The seven Democrats running in hopes of unseating Congressman John Faso of New York’s 19th district are set to debate Thursday at The Linda, WAMC’s Performing Arts Studio.
The race for the 19th House seat is among the closest-watched of this midterm cycle. Democrats are hoping for a blue wave, while Republicans are hoping first-termer John Faso can retain the seat and help the GOP hold the House. The Cook Political Report rates the seat a tossup.
Over the past six months, WAMC News has interviewed each of the Democratic hopefuls looking to represent the district that covers a large swath of the Hudson Valley, Capital Region and beyond. They come from varied backgrounds and political experience.

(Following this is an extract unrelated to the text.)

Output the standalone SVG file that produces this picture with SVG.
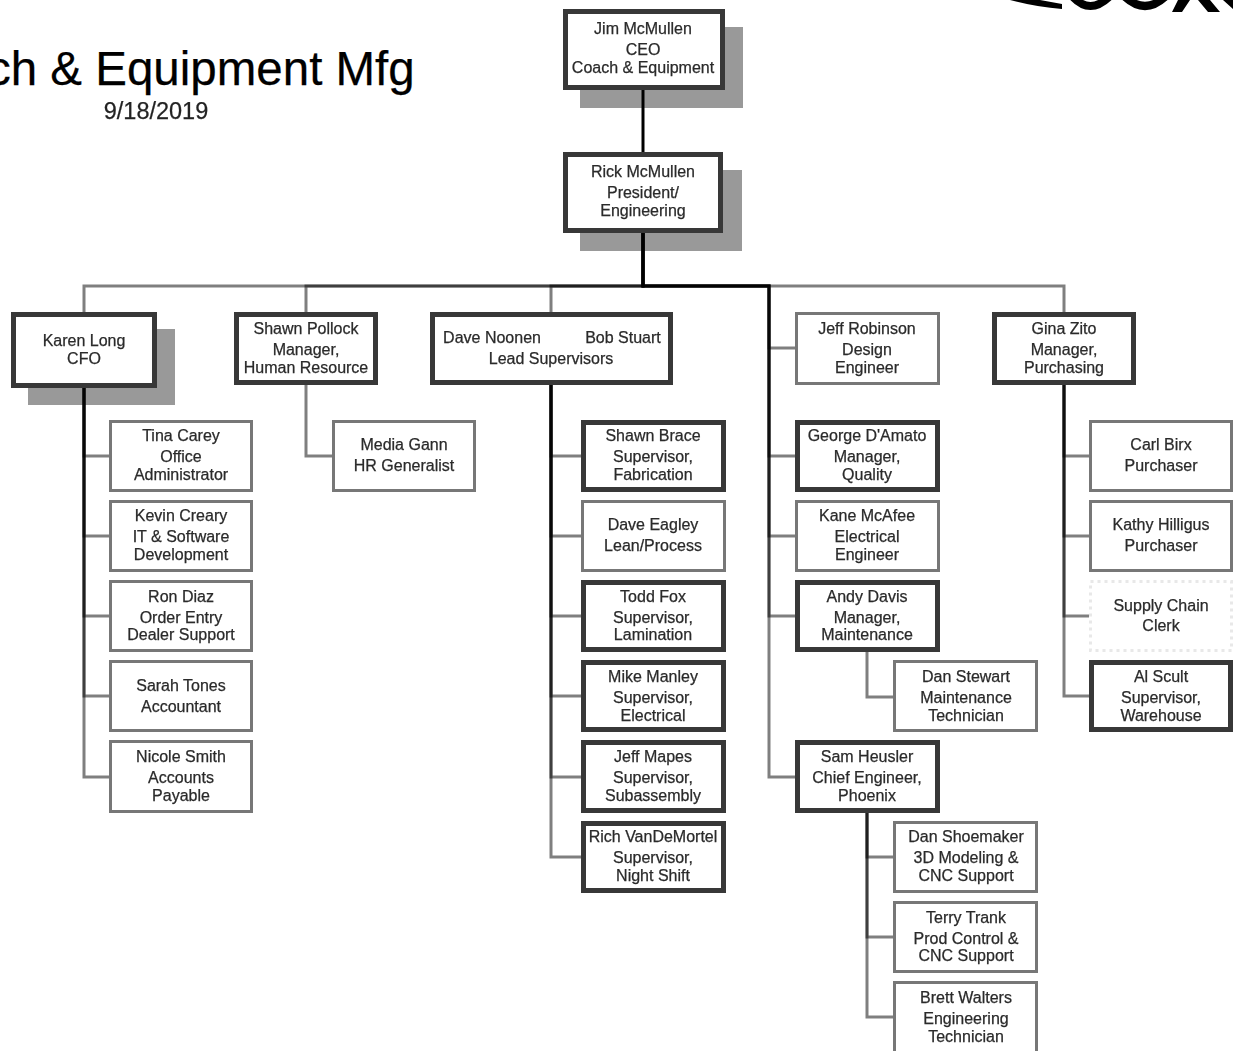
<svg xmlns="http://www.w3.org/2000/svg" width="1233" height="1051" viewBox="0 0 1233 1051">
<defs><filter id="soft" x="-5%" y="-5%" width="110%" height="110%"><feGaussianBlur stdDeviation="0.45"/></filter></defs>
<style>
text{font-family:"Liberation Sans",Arial,sans-serif;font-size:16px;fill:#2a2a2a;stroke:#2a2a2a;stroke-width:.25;text-anchor:middle;filter:url(#soft);transform:translateY(.7px)}
.title{font-size:47.5px;fill:#000;stroke:#000;text-anchor:start;filter:none;transform:none}
.date{font-size:23.5px;fill:#222;transform:none}
rect{fill:#fff}
.thin{stroke:#777;stroke-width:3}
.thick{stroke:#383838;stroke-width:5}
.ghost{stroke:#e8e8e8;stroke-width:3;stroke-dasharray:3 4}
.shadow{fill:#999;stroke:none}
.c{fill:none;stroke:#000;stroke-opacity:.5;stroke-width:3}
.logo{fill:none;stroke:#000;stroke-width:8}
</style>
<rect class="shadow" x="580" y="27" width="163" height="81"/>
<rect class="shadow" x="580" y="170" width="162" height="81"/>
<rect class="shadow" x="28" y="329" width="147" height="76"/>
<g id="header">
<text class="title" x="-13" y="85">ch &amp; Equipment Mfg</text>
<text class="date" x="156" y="119">9/18/2019</text>
</g>
<g id="logo">
<path d="M1010 0H1040L1062 4V9Q1035 7 1010 0Z" fill="#000"/>
<path class="logo" d="M1072 -4Q1090 16 1110 -4"/>
<path class="logo" d="M1124 -4Q1145 16 1166 -4"/>
<path d="M1172 12H1182L1190 0H1178ZM1198 0H1210L1220 12H1208ZM1223 0H1233V9Z" fill="#000"/>
</g>
<g id="connectors">
<path class="c" style="stroke-opacity:1" d="M643 90V152"/>
<path class="c" d="M643 233V286H84V312"/>
<path class="c" d="M643 233V286H306V312"/>
<path class="c" d="M643 233V286H551V312"/>
<path class="c" d="M643 233V286H769V348H795"/>
<path class="c" d="M643 233V286H769V456H795"/>
<path class="c" d="M643 233V286H769V536H795"/>
<path class="c" d="M643 233V286H769V616H795"/>
<path class="c" d="M643 233V286H769V777H795"/>
<path class="c" d="M643 233V286H1064V312"/>
<path class="c" d="M84 388V456H109"/>
<path class="c" d="M84 388V536H109"/>
<path class="c" d="M84 388V616H109"/>
<path class="c" d="M84 388V696H109"/>
<path class="c" d="M84 388V777H109"/>
<path class="c" d="M306 385V456H332"/>
<path class="c" d="M551 385V456H581"/>
<path class="c" d="M551 385V536H581"/>
<path class="c" d="M551 385V616H581"/>
<path class="c" d="M551 385V696H581"/>
<path class="c" d="M551 385V777H581"/>
<path class="c" d="M551 385V857H581"/>
<path class="c" d="M867 652V697H893"/>
<path class="c" d="M867 813V857H893"/>
<path class="c" d="M867 813V937H893"/>
<path class="c" d="M867 813V1017H893"/>
<path class="c" d="M1064 385V456H1089"/>
<path class="c" d="M1064 385V536H1089"/>
<path class="c" d="M1064 385V616H1089"/>
<path class="c" d="M1064 385V696H1089"/>
</g>
<g id="jim"><rect class="thick" x="565.5" y="11.5" width="157" height="76"/><text x="643" y="33">Jim McMullen</text><text x="643" y="54">CEO</text><text x="643" y="72">Coach &amp; Equipment</text></g>
<g id="rick"><rect class="thick" x="565.5" y="154.5" width="155" height="76"/><text x="643" y="176">Rick McMullen</text><text x="643" y="197">President/</text><text x="643" y="215">Engineering</text></g>
<g id="karen"><rect class="thick" x="13.5" y="314.5" width="141" height="71"/><text x="84" y="345">Karen Long</text><text x="84" y="363">CFO</text></g>
<g id="shawn-pollock"><rect class="thick" x="236.500" y="314.5" width="139" height="68"/><text x="306" y="333">Shawn Pollock</text><text x="306" y="354">Manager,</text><text x="306" y="372">Human Resource</text></g>
<g id="lead"><rect class="thick" x="432.5" y="314.5" width="238" height="68"/><text x="492" y="342">Dave Noonen</text><text x="623" y="342">Bob Stuart</text><text x="551" y="363">Lead Supervisors</text></g>
<g id="jeff-r"><rect class="thin" x="796.5" y="313.5" width="142" height="70"/><text x="867" y="333">Jeff Robinson</text><text x="867" y="354">Design</text><text x="867" y="372">Engineer</text></g>
<g id="gina"><rect class="thick" x="994.5" y="314.5" width="139" height="68"/><text x="1064" y="333">Gina Zito</text><text x="1064" y="354">Manager,</text><text x="1064" y="372">Purchasing</text></g>
<g id="tina"><rect class="thin" x="110.500" y="421.500" width="141" height="69"/><text x="181" y="440">Tina Carey</text><text x="181" y="461">Office</text><text x="181" y="479">Administrator</text></g>
<g id="kevin"><rect class="thin" x="110.500" y="501.500" width="141" height="69"/><text x="181" y="520">Kevin Creary</text><text x="181" y="541">IT &amp; Software</text><text x="181" y="559">Development</text></g>
<g id="ron"><rect class="thin" x="110.500" y="581.500" width="141" height="69"/><text x="181" y="601">Ron Diaz</text><text x="181" y="622">Order Entry</text><text x="181" y="639">Dealer Support</text></g>
<g id="sarah"><rect class="thin" x="110.500" y="661.500" width="141" height="69"/><text x="181" y="690">Sarah Tones</text><text x="181" y="711">Accountant</text></g>
<g id="nicole"><rect class="thin" x="110.500" y="741.500" width="141" height="70"/><text x="181" y="761">Nicole Smith</text><text x="181" y="782">Accounts</text><text x="181" y="800">Payable</text></g>
<g id="media"><rect class="thin" x="333.500" y="421.500" width="141" height="69"/><text x="404" y="449">Media Gann</text><text x="404" y="470">HR Generalist</text></g>
<g id="shawn-brace"><rect class="thick" x="583.500" y="422.500" width="140" height="67"/><text x="653" y="440">Shawn Brace</text><text x="653" y="461">Supervisor,</text><text x="653" y="479">Fabrication</text></g>
<g id="dave-e"><rect class="thin" x="582.500" y="501.500" width="142" height="69"/><text x="653" y="529">Dave Eagley</text><text x="653" y="550">Lean/Process</text></g>
<g id="todd"><rect class="thick" x="583.500" y="582.500" width="140" height="67"/><text x="653" y="601">Todd Fox</text><text x="653" y="622">Supervisor,</text><text x="653" y="639">Lamination</text></g>
<g id="mike"><rect class="thick" x="583.500" y="662.500" width="140" height="67"/><text x="653" y="681">Mike Manley</text><text x="653" y="702">Supervisor,</text><text x="653" y="720">Electrical</text></g>
<g id="jeff-m"><rect class="thick" x="583.500" y="742.500" width="140" height="68"/><text x="653" y="761">Jeff Mapes</text><text x="653" y="782">Supervisor,</text><text x="653" y="800">Subassembly</text></g>
<g id="rich"><rect class="thick" x="583.500" y="823.500" width="140" height="67"/><text x="653" y="841">Rich VanDeMortel</text><text x="653" y="862">Supervisor,</text><text x="653" y="880">Night Shift</text></g>
<g id="george"><rect class="thick" x="797.500" y="422.500" width="140" height="67"/><text x="867" y="440">George D'Amato</text><text x="867" y="461">Manager,</text><text x="867" y="479">Quality</text></g>
<g id="kane"><rect class="thin" x="796.500" y="501.500" width="142" height="69"/><text x="867" y="520">Kane McAfee</text><text x="867" y="541">Electrical</text><text x="867" y="559">Engineer</text></g>
<g id="andy"><rect class="thick" x="797.500" y="582.500" width="140" height="67"/><text x="867" y="601">Andy Davis</text><text x="867" y="622">Manager,</text><text x="867" y="639">Maintenance</text></g>
<g id="dan-st"><rect class="thin" x="894.500" y="661.500" width="142" height="69"/><text x="966" y="681">Dan Stewart</text><text x="966" y="702">Maintenance</text><text x="966" y="720">Technician</text></g>
<g id="sam"><rect class="thick" x="797.500" y="742.500" width="140" height="68"/><text x="867" y="761">Sam Heusler</text><text x="867" y="782">Chief Engineer,</text><text x="867" y="800">Phoenix</text></g>
<g id="dan-sh"><rect class="thin" x="894.500" y="822.500" width="142" height="69"/><text x="966" y="841">Dan Shoemaker</text><text x="966" y="862">3D Modeling &amp;</text><text x="966" y="880">CNC Support</text></g>
<g id="terry"><rect class="thin" x="894.500" y="902.500" width="142" height="69"/><text x="966" y="922">Terry Trank</text><text x="966" y="943">Prod Control &amp;</text><text x="966" y="960">CNC Support</text></g>
<g id="brett"><rect class="thin" x="894.500" y="982.500" width="142" height="70"/><text x="966" y="1002">Brett Walters</text><text x="966" y="1023">Engineering</text><text x="966" y="1041">Technician</text></g>
<g id="carl"><rect class="thin" x="1090.500" y="421.500" width="141" height="69"/><text x="1161" y="449">Carl Birx</text><text x="1161" y="470">Purchaser</text></g>
<g id="kathy"><rect class="thin" x="1090.500" y="501.500" width="141" height="69"/><text x="1161" y="529">Kathy Hilligus</text><text x="1161" y="550">Purchaser</text></g>
<g id="supply"><rect class="ghost" x="1090.500" y="581.500" width="141" height="69"/><text x="1161" y="610">Supply Chain</text><text x="1161" y="630">Clerk</text></g>
<g id="al"><rect class="thick" x="1091.500" y="662.500" width="139" height="67"/><text x="1161" y="681">Al Scult</text><text x="1161" y="702">Supervisor,</text><text x="1161" y="720">Warehouse</text></g>
</svg>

Woodstock resident Jeff Beals is a teacher and former U.S. diplomat.
“Well I didn’t have to go out on the campaign trail to know what is going on in our district, cause I’m one of only two candidates in the race who actually work in the district and voted here in the last election against John Faso, and that gives me the insight to say working people are not getting by,” Beals said. “You can travel it, it’s a vast district, but again and again, you hear similar stories. At the end of the month, there’s just not anything left, when they pay out their fixed expenses from their paychecks.”
Brian Flynn, of Greene County, is a longtime activist whose brother was killed in the Lockerbie bombing.
“I particularly, I actually helped pass a piece of legislation, the Iran-Libya Sanctions Act, where I was quoted on the floor of the U.S. Senate, so no, I have not held elected office, but I’ve been to Washington and know how to get things done there, and have deep legislative experience with a specific expertise in national security and counterterrorism,” Flynn said.
Patrick Ryan, of Ulster County, graduated from the U.S. Military Academy at West Point and served as an Army officer in Iraq.
“I’m in the race, because, I think in a moment like this in our country, we need a leader who’s got a proven record of putting their community and their country ahead of themselves, and I think that’s sorely lacking in Washington, and that’s why I’m in the race,” Ryan said.
Also from Ulster County is Gareth Rhodes, who grew up working on a farm in the Town of Esopus and now resides in Kerhonkson.
“I’ll be the most pro-environment representative in Congress, and that’s because I grew up with the Hudson River, with striper fishing on the Hudson River, I believe that we need to protect the Hudson River, make sure the cleanup continues to happen,” he said. “I’ve hiked every peak in the Catskill Mountains, I remember when the acid rain devastated those peaks, and you couldn’t fish in their lakes and streams, I think we need someone in Congress who will say ‘no’ to the rollback of the Clean Power Plan.”
Antonio Delgado, who moved back to Dutchess County last year, calls himself a Progressive Democrat.
“You have to have a candidate who will turn the vote out. There are a lot of folks out there who sat at home in 2016. A lot of folks. 178,000 people who registered to vote in this district, and did not come out. 100,000 people who were eligible for enrollment, and were not enrolled. We need a candidate who has the ability, and the skill set, to tap into the hearts and minds of those people, and to restore their faith in the system, and I think my perspective, my passion, the fire that I bring to bear, can do that,” he said.
Also calling himself a progressive is Woodstock’s Dave Clegg, who works as a lawyer in Kingston.
“I’ve been here giving back to the community for the last 37 years, I’ve got what one might call a few thousand roots in the community. I thinks that’s what it takes to win this election. I’ve been dedicated, in a lot of ways to fighting for racial justice, for economic justice, trying to uplift people in our community,” he said.
Erin Collier, of Cooperstown, served as an agricultural economist during the Obama administration and is a triathlete with the backing of Emily’s List – a political organization focused on getting pro-choice women into elected office.
“I can take those votes from Faso, in the swing district, which is, we do need to take those votes from him. In 2016, we saw the blue part of the district, we got those votes. And if Faso, much like the 2016 presidential election, won the rural part of the district, and that was enough for him to take the race. And we really need somebody to run, who is from the swing part of the district, and I am that candidate.”
Against Democrat Zephyr Teachout, Faso won the seat in 2016 with 54 percent of the vote.
You can watch and listen to the debate at wamc.org Thursday at 1. The primary is June 26.